■ Information shown
•••

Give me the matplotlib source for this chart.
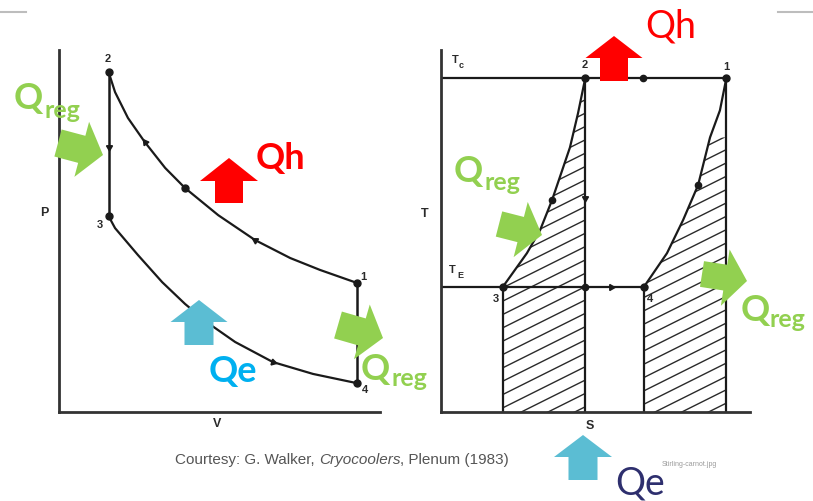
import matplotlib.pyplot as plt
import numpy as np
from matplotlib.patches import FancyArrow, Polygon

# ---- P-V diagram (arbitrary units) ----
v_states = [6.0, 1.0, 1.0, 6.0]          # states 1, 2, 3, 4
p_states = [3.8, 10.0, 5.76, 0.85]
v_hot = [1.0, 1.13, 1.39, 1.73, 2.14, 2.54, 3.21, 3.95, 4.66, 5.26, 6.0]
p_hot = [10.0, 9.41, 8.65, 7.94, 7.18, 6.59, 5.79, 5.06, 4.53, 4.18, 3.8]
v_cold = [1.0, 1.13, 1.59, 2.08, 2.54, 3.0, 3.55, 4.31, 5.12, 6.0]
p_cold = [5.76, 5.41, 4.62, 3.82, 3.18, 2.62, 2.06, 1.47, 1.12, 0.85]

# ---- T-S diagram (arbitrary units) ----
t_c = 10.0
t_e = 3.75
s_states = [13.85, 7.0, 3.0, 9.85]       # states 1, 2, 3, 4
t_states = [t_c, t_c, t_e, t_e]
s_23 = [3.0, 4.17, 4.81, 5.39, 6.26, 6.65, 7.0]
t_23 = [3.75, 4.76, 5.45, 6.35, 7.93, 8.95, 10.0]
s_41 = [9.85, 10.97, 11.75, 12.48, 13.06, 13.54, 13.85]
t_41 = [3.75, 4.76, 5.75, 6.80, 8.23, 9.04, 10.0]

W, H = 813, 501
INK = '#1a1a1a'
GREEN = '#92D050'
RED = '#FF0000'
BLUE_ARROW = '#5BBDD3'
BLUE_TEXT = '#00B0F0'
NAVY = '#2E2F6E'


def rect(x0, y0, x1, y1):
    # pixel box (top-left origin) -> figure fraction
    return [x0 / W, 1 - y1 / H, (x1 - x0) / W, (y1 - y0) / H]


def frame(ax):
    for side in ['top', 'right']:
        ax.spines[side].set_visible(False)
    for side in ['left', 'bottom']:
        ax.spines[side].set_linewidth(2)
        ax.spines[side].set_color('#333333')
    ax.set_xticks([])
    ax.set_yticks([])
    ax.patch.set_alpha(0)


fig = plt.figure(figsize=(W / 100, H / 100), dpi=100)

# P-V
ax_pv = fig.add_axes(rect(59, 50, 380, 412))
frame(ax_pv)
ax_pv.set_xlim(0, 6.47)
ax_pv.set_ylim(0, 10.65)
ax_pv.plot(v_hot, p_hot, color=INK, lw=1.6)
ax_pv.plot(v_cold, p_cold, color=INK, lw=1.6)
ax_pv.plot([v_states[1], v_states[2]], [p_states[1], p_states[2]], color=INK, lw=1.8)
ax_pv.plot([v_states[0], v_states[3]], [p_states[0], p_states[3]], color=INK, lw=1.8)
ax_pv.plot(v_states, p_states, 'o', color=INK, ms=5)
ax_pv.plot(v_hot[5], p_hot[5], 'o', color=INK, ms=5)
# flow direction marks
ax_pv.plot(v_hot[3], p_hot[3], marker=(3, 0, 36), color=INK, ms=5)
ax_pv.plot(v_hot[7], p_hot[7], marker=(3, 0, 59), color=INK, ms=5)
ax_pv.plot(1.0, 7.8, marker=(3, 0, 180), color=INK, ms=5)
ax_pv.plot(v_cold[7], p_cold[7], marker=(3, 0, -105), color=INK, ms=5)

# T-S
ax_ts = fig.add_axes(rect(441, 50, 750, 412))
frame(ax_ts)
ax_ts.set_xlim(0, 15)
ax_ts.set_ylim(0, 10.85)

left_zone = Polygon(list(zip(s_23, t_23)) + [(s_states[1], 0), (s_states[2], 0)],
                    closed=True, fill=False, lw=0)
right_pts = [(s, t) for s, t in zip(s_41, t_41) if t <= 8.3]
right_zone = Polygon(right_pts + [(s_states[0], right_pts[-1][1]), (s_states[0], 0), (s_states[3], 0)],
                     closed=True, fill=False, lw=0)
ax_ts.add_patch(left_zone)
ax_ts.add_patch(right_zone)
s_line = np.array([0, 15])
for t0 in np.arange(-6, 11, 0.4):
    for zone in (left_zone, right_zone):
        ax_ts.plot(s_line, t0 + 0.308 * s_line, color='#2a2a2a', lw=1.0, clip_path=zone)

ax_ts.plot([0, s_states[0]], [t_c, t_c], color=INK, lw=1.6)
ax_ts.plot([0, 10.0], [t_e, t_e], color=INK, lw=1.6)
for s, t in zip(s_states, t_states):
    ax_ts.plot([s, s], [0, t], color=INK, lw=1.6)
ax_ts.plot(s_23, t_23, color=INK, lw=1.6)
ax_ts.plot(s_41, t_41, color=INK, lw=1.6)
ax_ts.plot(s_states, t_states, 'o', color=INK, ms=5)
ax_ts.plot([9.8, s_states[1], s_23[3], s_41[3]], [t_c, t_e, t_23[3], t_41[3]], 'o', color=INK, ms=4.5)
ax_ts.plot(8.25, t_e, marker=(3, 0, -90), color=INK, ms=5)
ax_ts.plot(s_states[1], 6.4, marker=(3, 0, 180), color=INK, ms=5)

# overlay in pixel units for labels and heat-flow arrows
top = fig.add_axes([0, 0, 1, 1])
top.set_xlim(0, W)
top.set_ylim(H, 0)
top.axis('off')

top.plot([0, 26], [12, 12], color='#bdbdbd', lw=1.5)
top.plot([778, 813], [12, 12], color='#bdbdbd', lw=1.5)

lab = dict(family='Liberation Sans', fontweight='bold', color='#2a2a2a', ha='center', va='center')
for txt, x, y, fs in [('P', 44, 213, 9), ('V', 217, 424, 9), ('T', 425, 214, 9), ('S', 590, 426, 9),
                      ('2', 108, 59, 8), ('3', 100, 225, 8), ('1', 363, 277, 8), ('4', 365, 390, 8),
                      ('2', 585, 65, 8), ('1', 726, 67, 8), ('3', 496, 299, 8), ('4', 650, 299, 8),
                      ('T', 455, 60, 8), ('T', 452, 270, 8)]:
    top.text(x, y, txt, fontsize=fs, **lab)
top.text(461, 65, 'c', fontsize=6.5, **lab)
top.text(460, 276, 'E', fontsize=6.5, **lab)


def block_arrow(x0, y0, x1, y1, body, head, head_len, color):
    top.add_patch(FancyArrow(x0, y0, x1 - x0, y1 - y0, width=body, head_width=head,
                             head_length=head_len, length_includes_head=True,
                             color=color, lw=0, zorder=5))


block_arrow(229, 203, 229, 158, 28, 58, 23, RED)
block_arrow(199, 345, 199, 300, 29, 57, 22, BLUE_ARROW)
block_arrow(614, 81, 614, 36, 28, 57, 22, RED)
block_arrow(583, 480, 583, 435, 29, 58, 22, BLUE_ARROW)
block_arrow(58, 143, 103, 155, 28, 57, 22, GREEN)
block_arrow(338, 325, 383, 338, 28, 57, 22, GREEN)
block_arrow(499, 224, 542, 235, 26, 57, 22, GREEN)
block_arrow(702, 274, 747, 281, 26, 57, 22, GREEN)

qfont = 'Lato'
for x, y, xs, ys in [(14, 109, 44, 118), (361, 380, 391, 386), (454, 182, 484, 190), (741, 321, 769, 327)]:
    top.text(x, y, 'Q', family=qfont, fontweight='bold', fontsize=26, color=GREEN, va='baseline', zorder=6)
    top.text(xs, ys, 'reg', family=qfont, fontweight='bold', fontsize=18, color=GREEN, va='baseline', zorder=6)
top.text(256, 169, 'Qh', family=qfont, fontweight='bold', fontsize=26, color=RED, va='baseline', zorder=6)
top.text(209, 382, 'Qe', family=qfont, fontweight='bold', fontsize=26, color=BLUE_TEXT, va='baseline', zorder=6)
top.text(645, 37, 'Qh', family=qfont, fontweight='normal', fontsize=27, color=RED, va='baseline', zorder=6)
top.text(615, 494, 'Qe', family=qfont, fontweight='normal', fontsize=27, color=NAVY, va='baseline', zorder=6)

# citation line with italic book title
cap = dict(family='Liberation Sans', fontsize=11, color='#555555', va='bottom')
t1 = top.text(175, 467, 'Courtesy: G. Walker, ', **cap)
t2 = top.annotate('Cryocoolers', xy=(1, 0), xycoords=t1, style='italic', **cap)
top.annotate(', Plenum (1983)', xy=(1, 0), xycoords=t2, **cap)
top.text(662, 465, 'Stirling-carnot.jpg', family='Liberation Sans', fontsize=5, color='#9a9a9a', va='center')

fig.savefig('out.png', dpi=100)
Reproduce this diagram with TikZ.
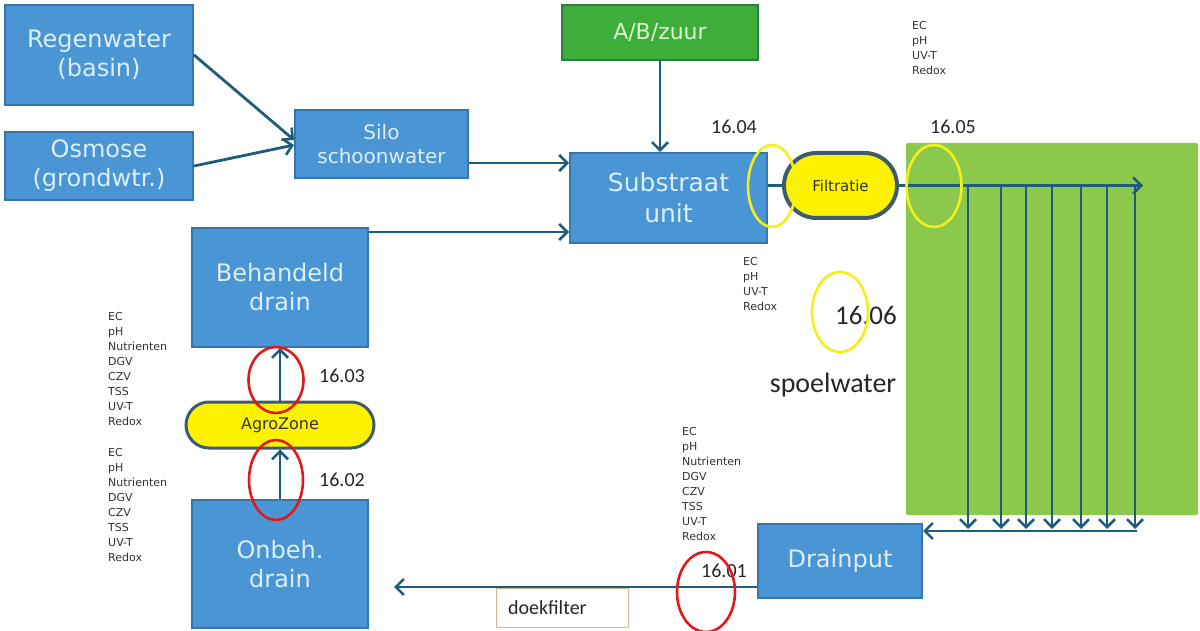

•••

Begin with the first line of the entries above and write out each line exactly, ending with the line containing "1.47, 1.12, 0.85]". Leave out pictures.

■ Exercise answer
Give me the matplotlib source for this chart.
import matplotlib.pyplot as plt
import numpy as np
from matplotlib.patches import FancyArrow, Polygon

# ---- P-V diagram (arbitrary units) ----
v_states = [6.0, 1.0, 1.0, 6.0]          # states 1, 2, 3, 4
p_states = [3.8, 10.0, 5.76, 0.85]
v_hot = [1.0, 1.13, 1.39, 1.73, 2.14, 2.54, 3.21, 3.95, 4.66, 5.26, 6.0]
p_hot = [10.0, 9.41, 8.65, 7.94, 7.18, 6.59, 5.79, 5.06, 4.53, 4.18, 3.8]
v_cold = [1.0, 1.13, 1.59, 2.08, 2.54, 3.0, 3.55, 4.31, 5.12, 6.0]
p_cold = [5.76, 5.41, 4.62, 3.82, 3.18, 2.62, 2.06, 1.47, 1.12, 0.85]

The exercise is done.